Wed Apr 15 15:22:34 UTC 2026

On Wed, 15 Apr 2026, Aura Kelloniemi wrote:

> Hi,
> 
> On 2026-04-15 at 01:47 +0200, Samuel Thibault <samuel.thibault at ens-lyon.org> wrote:
>  > Nicolas Pitre, le jeu. 09 avril 2026 23:12:06 -0400, a ecrit:
>  > > Done — the protocol now handles grapheme clusters with a three-layer 
>  > > approach (single codepoint, continuation cells, overflow area) and the 
>  > > cell width field covers the whole cluster. See the updated design 
>  > > document attached.
> 
>  > I'm a bit afraid of the complexity of the dynamic allocation of the
>  > overflow entry. I agree that adding a limitation to 8 combining
>  > codepoints brings static limitation, but conversely there have been
>  > vulnerabilities found due to unbound combining codepoints management,
>  > and for easier adoption, the protocol should be quite simple.
> 
> IMHO, if there is a static limitation, it should be futureproof – i.e. insely
> big – like 16 or 32. But of course bumping the protocol version sometimes
> should be acceptable.

There are no static limitations, unless you consider 4294967296 a 
practical limitation that is.

1. Common case: The cell's codepoint field holds a single UCS-4 value. 
   No combining marks.

2. Double-width characters: The adjacent cell (width=0) can hold one 
   additional codepoint for a combining mark. The reader collects 
   codepoints from the primary cell and its adjacent cell to form the 
   full cluster. This covers most emojis.

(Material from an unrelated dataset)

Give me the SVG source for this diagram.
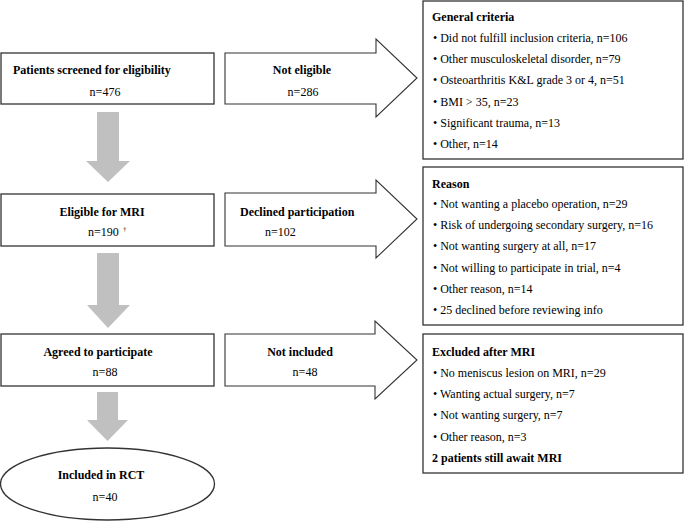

3. Overflow: When more codepoints are needed than fit in available cells 
   (e.g., single-width base with combiners, or more combiners than the 
   adjacent cell in the double-width case), the cell's codepoint field 
   is set to a special value: 0xFF000000 | offset. The offset is a byte 
   offset from the start of the shm segment to the overflow entry.  The 
   overflow entry contains the full codepoint sequence as:

     uint32_t count;         (number of codepoints, uint32 for alignment;
                              longest known natural-language cluster is
                              about 9 codepoints)
     uint32_t codepoints[];  (the codepoint sequence)

So the actual limit might be the 24-bit offset, meaning that the last 
overflow codepoint sequence must not start more than 16777216 bytes 
away. And of course, multiple cells may refer to the same sequence in 
the overflow area.

Note to self: Make the offset relative to the overflow area, and make 
the index 32-bit based. That will push the limit above 256MB.

Nicolas